Some Funny New York Things
The other day I was thinking up some funny New York things, and here are some of the things I came up with:
A guy is in the subway, and suddenly he turns into a monster. I don’t know why he does, and it doesn’t really matter. But here’s the funny part: another guy comes up to him and asks him what time it is, and it doesn’t even bother him that the guy is a monster! Can you believe it?!
Or how about this: there’s a long line of people waiting to pay for their groceries, and some lady comes and tries to cut in line, and the other people just yell at her! I don’t believe it! They don’t even know her, but they yell at her anyway!
But you can’t talk about New York unless you talk about the subway. Oh, wait, I already did that one.
What about how expensive the apartments are. Picture this in your mind: a pirate is trying to rent an apartment, and he has his treasure chest with him, and he asks the landlord how much of his treasure will he have to use to pay for the rent. And the landlord says, “All of it.” All of it?! Now, that’s a high rent!

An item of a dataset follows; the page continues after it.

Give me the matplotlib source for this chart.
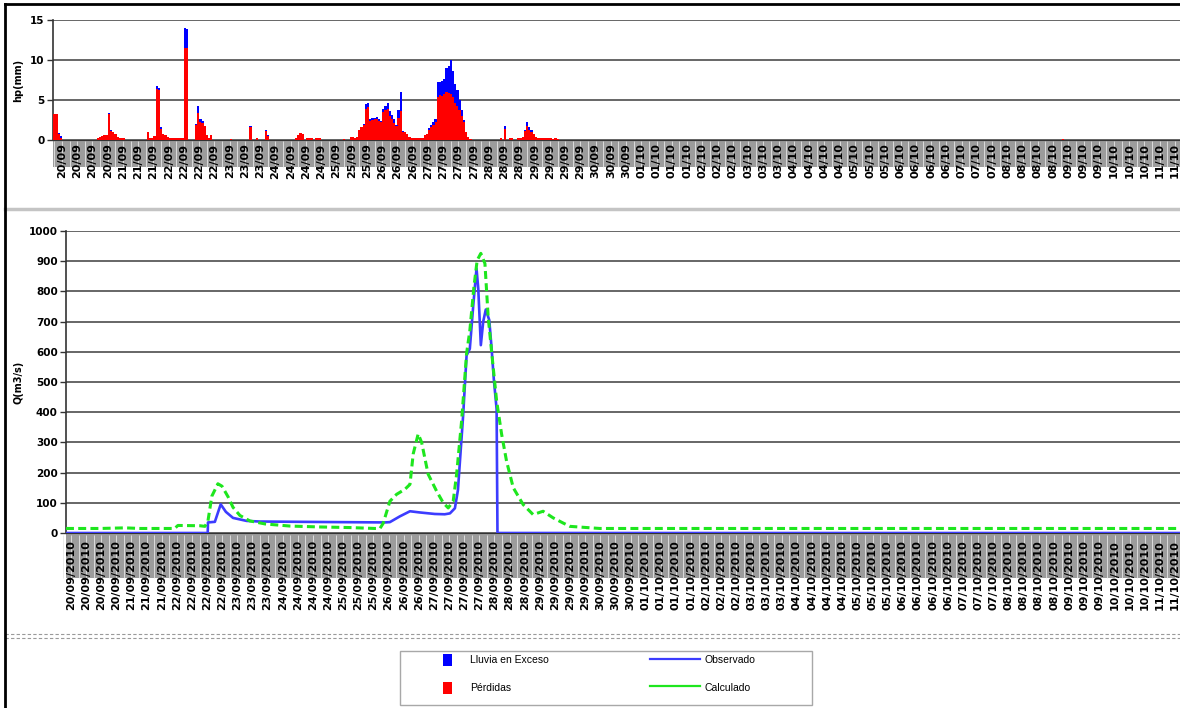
import numpy as np
import pandas as pd
import matplotlib
matplotlib.use("Agg")
import matplotlib.pyplot as plt
from matplotlib.patches import Rectangle, Patch
from matplotlib.lines import Line2D

# ---------------- DATA ----------------
# hourly rain (mm), first value at hour -4 relative to 20/09/2010 00:00
inicio_lluvia = -4
perdidas = [
    3.2, 3.2, 0.8, 0.3, 0, 0, 0, 0, 0, 0, 0, 0,
    0, 0, 0, 0, 0, 0, 0, 0, 0.3, 0.4, 0.5, 0.6,
    0.6, 3.2, 1.1, 1.0, 0.7, 0.4, 0.3, 0.2, 0.2, 0, 0, 0,
    0, 0, 0, 0, 0, 0, 0, 1.0, 0.2, 0.3, 0.5, 6.4,
    6.3, 1.4, 0.8, 0.6, 0.4, 0.2, 0.2, 0.2, 0.2, 0.2, 0.2, 0.2,
    11.5, 11.5, 0, 0, 0, 1.9, 3.4, 2.2, 2.1, 1.7, 0.6, 0.3,
    0.6, 0, 0, 0, 0, 0, 0, 0, 0, 0.1, 0, 0,
    0, 0, 0, 0, 0, 0, 1.6, 0, 0, 0.2, 0, 0,
    0, 1.1, 0.5, 0, 0, 0, 0, 0, 0, 0, 0, 0,
    0, 0, 0, 0.3, 0.6, 0.9, 0.7, 0, 0.2, 0.2, 0.2, 0,
    0.2, 0.2, 0.2, 0, 0, 0, 0, 0, 0, 0, 0, 0,
    0, 0.1, 0, 0, 0.4, 0.4, 0.3, 0.4, 1.2, 1.6, 1.9, 3.9,
    4.1, 2.4, 2.5, 2.6, 2.6, 2.4, 2.2, 3.5, 3.7, 3.9, 3.0, 2.6,
    2.1, 1.7, 2.8, 3.6, 1.0, 1.0, 0.8, 0.4, 0.2, 0.2, 0.2, 0.2,
    0.2, 0.2, 0.6, 0.8, 1.3, 1.6, 1.9, 2.2, 5.4, 5.6, 5.5, 5.8,
    6.0, 5.9, 5.8, 5.4, 4.6, 4.3, 3.8, 3.0, 2.3, 1.0, 0.4, 0.1,
    0, 0, 0, 0, 0, 0, 0, 0, 0, 0, 0, 0,
    0, 0.2, 0, 1.4, 0, 0.2, 0.2, 0, 0, 0.3, 0.3, 0.4,
    1.1, 1.7, 1.3, 1.0, 0.8, 0.4, 0.2, 0.2, 0.2, 0.2, 0.2, 0.2,
    0.2, 0.1, 0.2, 0.1,
]
exceso = [
    0.1, 0.1, 0.1, 0.2, 0, 0, 0, 0, 0, 0, 0, 0,
    0, 0, 0, 0, 0, 0, 0, 0, 0, 0, 0, 0,
    0, 0.2, 0.1, 0, 0, 0, 0, 0, 0, 0, 0, 0,
    0, 0, 0, 0, 0, 0, 0, 0, 0, 0, 0, 0.3,
    0.2, 0.2, 0, 0, 0, 0, 0, 0, 0, 0, 0, 0,
    2.5, 2.4, 0, 0, 0, 0.1, 0.9, 0.4, 0.3, 0, 0, 0,
    0, 0, 0, 0, 0, 0, 0, 0, 0, 0, 0, 0,
    0, 0, 0, 0, 0, 0, 0.2, 0, 0, 0, 0, 0,
    0, 0.2, 0.1, 0, 0, 0, 0, 0, 0, 0, 0, 0,
    0, 0, 0, 0, 0, 0, 0, 0, 0, 0, 0, 0,
    0, 0, 0, 0, 0, 0, 0, 0, 0, 0, 0, 0,
    0, 0, 0, 0, 0, 0, 0, 0, 0, 0, 0.1, 0.6,
    0.5, 0.2, 0.2, 0.2, 0.3, 0.2, 0.2, 0.4, 0.6, 0.7, 0.6, 0.5,
    0.5, 0.2, 0.9, 2.4, 0.1, 0, 0, 0, 0, 0, 0, 0,
    0, 0, 0, 0, 0.2, 0.3, 0.3, 0.4, 1.8, 1.7, 1.9, 1.8,
    3.0, 3.4, 4.2, 3.2, 2.4, 1.9, 1.2, 0.7, 0.2, 0, 0, 0,
    0, 0, 0, 0, 0, 0, 0, 0, 0, 0, 0, 0,
    0, 0, 0, 0.3, 0, 0, 0, 0, 0, 0, 0, 0,
    0.1, 0.6, 0.3, 0.2, 0, 0, 0, 0, 0, 0, 0, 0,
    0, 0, 0, 0,
]
# isolated late drizzle
horas_lluvia_tardia = [459]
perdidas_tardia = [0.15]

# Hydrographs (hours from 20/09/2010 00:00, m3/s)
obs_h = [-2.3, 63.3, 63.4, 66.6, 69.3, 71.7, 75.0, 81.3, 87.5, 106, 124.5, 145.3,
         147.6, 152.2, 156.9, 161.5, 168.4, 173.0, 175.4, 177.7, 179.1, 181.5,
         183.1, 184.6, 186.2, 187.7, 188.5, 189.7, 190.8, 192.0, 193.6, 194.7,
         195.7, 197.0, 197.4, 513.3]
obs_q = [0, 0, 35, 37, 95, 70, 50, 40, 38, 37, 36, 35,
         36, 55, 72, 68, 63, 62, 65, 82, 142, 388,
         588, 610, 754, 876, 810, 622, 700, 740, 705, 610,
         510, 410, 0, 0]

calc_h = [-2.3, 13.4, 25, 32, 48, 49.5, 59.7, 62, 63.4, 65.2, 68.0, 69.9,
          72.7, 75.0, 78.2, 82.8, 89.8, 101.3, 115.2, 129.1, 140.7, 143.0,
          144.5, 147.6, 150.7, 154.6, 156.9, 158.4, 160.7, 162.3, 165.3, 169.2,
          172.3, 174.6, 176.9, 178.5, 180.8, 183.1, 184.6, 186.5, 188.0, 189.7,
          191.6, 193.1, 195.1, 197.0, 199.3, 201.6, 204.7, 209.3, 213.9, 218.5,
          223.2, 227.8, 230.9, 244.8, 513.3]
calc_q = [15, 15, 17, 15, 15, 25, 24, 22, 40, 122, 163, 155,
          120, 85, 58, 40, 30, 23, 20, 18, 15, 15,
          32, 105, 128, 145, 161, 262, 328, 300, 195, 139,
          100, 83, 105, 195, 371, 594, 670, 815, 903, 926,
          892, 715, 571, 438, 328, 238, 150, 94, 61, 72,
          50, 33, 22, 15, 15]

# x tick labels: every 7 hours from 20/09/2010 00:00
tick_horas = list(range(0, 512, 7))
_fechas = pd.Timestamp("2010-09-20") + pd.to_timedelta(tick_horas, unit="h")
etiquetas_cortas = [f.strftime("%d/%m") for f in _fechas]
etiquetas_largas = [f.strftime("%d/%m/%Y") for f in _fechas]

# ---------------- FIGURE ----------------
W, H = 1180, 708
fig = plt.figure(figsize=(W / 100, H / 100), dpi=100)
fig.patch.set_facecolor("white")


def fx(px):
    return px / W


def fy(py):
    return 1 - py / H


grid_col = "#5a5a5a"
tick_font = dict(fontsize=8, fontweight="bold", family="DejaVu Sans")

# ---- top panel: rain ----
ax1 = fig.add_axes([fx(53), fy(140), fx(1180 - 53), (140 - 20) / H])
hrs = np.arange(inicio_lluvia, inicio_lluvia + len(perdidas))
ax1.bar(hrs, perdidas, width=1.05, align="edge", color="#ff0000", linewidth=0, zorder=3)
ax1.bar(hrs, exceso, bottom=perdidas, width=1.05, align="edge", color="#0000ff",
        linewidth=0, zorder=3)
ax1.bar(horas_lluvia_tardia, perdidas_tardia, width=1.05, align="edge",
        color="#ff0000", linewidth=0, zorder=3)
ax1.set_xlim(-4.13, 513.3)
ax1.set_ylim(0, 15)
ax1.set_yticks([0, 5, 10, 15])
ax1.set_yticklabels(["0", "5", "10", "15"], fontsize=7.5, fontweight="bold")
ax1.yaxis.grid(True, color=grid_col, lw=1.3, zorder=1)
ax1.set_axisbelow(True)
ax1.set_xticks(tick_horas)
ax1.set_xticklabels(etiquetas_cortas, rotation=90, va="top", ha="center", **tick_font)
ax1.tick_params(axis="x", length=0, pad=2.5)
ax1.tick_params(axis="y", length=4, width=1, color="#333333", pad=2)
for s in ["top", "right"]:
    ax1.spines[s].set_visible(False)
ax1.spines["left"].set_color("#333333")
ax1.spines["bottom"].set_color("#333333")
ax1.spines["left"].set_linewidth(1.2)
band1 = 27 / 120
ax1.add_patch(Rectangle((0, -band1), 1, band1, transform=ax1.transAxes,
                        clip_on=False, fc="#9c9c9c", ec="none", zorder=0))
ax1.vlines(np.arange(-3.5, 513, 3.5), -band1, -0.01, transform=ax1.get_xaxis_transform(),
           colors="#e6e6e6", lw=0.6, clip_on=False, zorder=0.5)
fig.text(fx(18), fy(80), "hp(mm)", rotation=90, ha="center", va="center",
         fontsize=7, fontweight="bold")

# ---- bottom panel: discharge ----
ax2 = fig.add_axes([fx(66), fy(533), fx(1180 - 66), (533 - 231) / H])
ax2.plot(obs_h, obs_q, color="#3c3cff", lw=1.9, zorder=3, label="Observado")
ax2.plot(calc_h, calc_q, color="#1ee61e", lw=2.2, ls=(0, (2.6, 1.4)), zorder=4,
         label="Calculado")
ax2.set_xlim(-2.3, 513.3)
ax2.set_ylim(0, 1000)
ax2.set_yticks(range(0, 1001, 100))
ax2.set_yticklabels([str(v) for v in range(0, 1001, 100)], fontsize=7.5, fontweight="bold")
ax2.yaxis.grid(True, color=grid_col, lw=1.3, zorder=1)
ax2.set_axisbelow(True)
ax2.set_xticks(tick_horas)
ax2.set_xticklabels(etiquetas_largas, rotation=90, va="top", ha="center", **tick_font)
ax2.tick_params(axis="x", length=0, pad=5)
ax2.tick_params(axis="y", length=4, width=1, color="#333333", pad=2)
for s in ["top", "right"]:
    ax2.spines[s].set_visible(False)
ax2.spines["left"].set_color("#333333")
ax2.spines["bottom"].set_color("#333333")
ax2.spines["left"].set_linewidth(1.2)
band2 = 45 / 302
ax2.add_patch(Rectangle((0, -band2), 1, band2, transform=ax2.transAxes,
                        clip_on=False, fc="#9c9c9c", ec="none", zorder=0))
ax2.vlines(np.arange(-3.5, 513, 3.5), -band2, -0.005, transform=ax2.get_xaxis_transform(),
           colors="#e6e6e6", lw=0.6, clip_on=False, zorder=0.5)
fig.text(fx(18), fy(382), "Q(m3/s)", rotation=90, ha="center", va="center",
         fontsize=7, fontweight="bold")

# ---- separators & frame ----
fig.add_artist(Line2D([fx(5), 1], [fy(209), fy(209)], color="#c4c4c4", lw=2.5))
fig.add_artist(Line2D([fx(5), 1], [fy(634), fy(634)], color="#9a9a9a", lw=0.8, ls=(0, (3, 2))))
fig.add_artist(Line2D([fx(5), 1], [fy(637.5), fy(637.5)], color="#9a9a9a", lw=0.8, ls=(0, (3, 2))))
fig.add_artist(Line2D([fx(5), fx(5)], [fy(4), 0], color="black", lw=2))
fig.add_artist(Line2D([fx(5), 1], [fy(4), fy(4)], color="black", lw=2))

# ---- legend ----
leg_font = dict(family=["Liberation Sans Narrow", "Liberation Sans", "DejaVu Sans"], size=7.5)
fig.add_artist(Rectangle((fx(400), fy(705)), fx(412), 54 / H, transform=fig.transFigure,
                         fill=False, ec="#a8a8a8", lw=1))
leg1 = fig.legend(handles=[Patch(fc="#0000ff", ec="none"), Patch(fc="#ff0000", ec="none")],
                  labels=["Lluvia en Exceso", "Pérdidas"], loc="upper left",
                  bbox_to_anchor=(fx(443), fy(654)), frameon=False, prop=leg_font,
                  handlelength=0.9, handleheight=1.35, handletextpad=1.7,
                  labelspacing=1.55, borderpad=0, borderaxespad=0)
leg2 = fig.legend(handles=[Line2D([], [], color="#3c3cff", lw=1.6),
                           Line2D([], [], color="#1ee61e", lw=1.6)],
                  labels=["Observado", "Calculado"], loc="upper left",
                  bbox_to_anchor=(fx(650), fy(654)), frameon=False, prop=leg_font,
                  handlelength=4.8, handleheight=1.35, handletextpad=0.45,
                  labelspacing=1.55, borderpad=0, borderaxespad=0)

fig.savefig("out.png", dpi=100, facecolor="white")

And what about the cabs, you’re saying. I was just getting to that. But first I have an idea for a situation comedy that I want to put in here. Maybe it could be in New York, I don’t know. Anyway, a funny situation comedy would be one where Dick Butkus is married to Zsa Zsa Gabor, because think of it: Dick Butkus and Zsa Zsa Gabor! They’re not even alike, those two!
First, Dick Butkus comes home. Then he starts yelling, “Zsa Zsa, I’m home!” At first you don’t see Zsa Zsa, and you’re thinking, Oh, no, what has Zsa Zsa gotten herself into now?!
But then she finally comes out, and she’s holding a gun. “I’m going to kill you, Dick Butkus,” she says, “because we’re not alike at all. I’m Zsa Zsa Gabor, and you’re a big football player.”
I don’t know what happens next, but so far it’s pretty good, don’t you think?
Oh, anyway, the thing I was saying about New York cabs is, the drivers are all from foreign countries. I’m not sure why that’s funny, but it seems like it is. Maybe what’s funny is there’s a cab driver who’s real goofy and funny, and he drives so wild that you fall out of the cab onto the street! Hey, come back here!
And even though you’re all scraped up and your bones are
broken, a wino comes up to you and says, “Gimme some money.” Gimme some money?! Your bones are all broken, but he still says gimme some money! He’s a New York wino, all right!
I can’t think of any more funny New York things right now. So EXCUUUUSE ME!
Little Tiny Stories
SLIM PICKINGS
I had never eaten dog before, and I didn’t intend to start now. “Just give me some more of the copilot,” I said, extending my plate.
BLOW DART
The first blow dart hit me in the neck. The second hit me in the leg. After that, I blacked out. When I woke up, I asked Lelani how many blow darts had hit me. She seemed annoyed. “What am I,” she said, “your personal blow dart counter?”
INVISIBLE GUY
If it worked correctly, the paste I was smearing on my body would make me invisible. And even if it didn’t, it would probably moisturize my skin.
LOST WORLD
A world ruled by dinosaurs? It didn’t make any sense! I could understand a world where dinosaurs had some say, but not rule.
DRUGGED
After I finished my second double gin and tonic, I felt woozy, unstable on my feet. Then I realized: my drink had probably been drugged! I had a beer, then two more, to clean out my system, but they made me feel even dizzier. I thought some exercise might counteract the drug, so I got up on the diving board and started dancing. But it was no use. When the drug finally wore off, I was lying in the backyard wearing nothing but a hula skirt.
THE CURSE FULFILLED
As I watched in horror, Lucinda’s face grew old, hideously old, right before my eyes! The curse had come true! Hoping she didn’t notice, I slipped her engagement ring back into my coat pocket.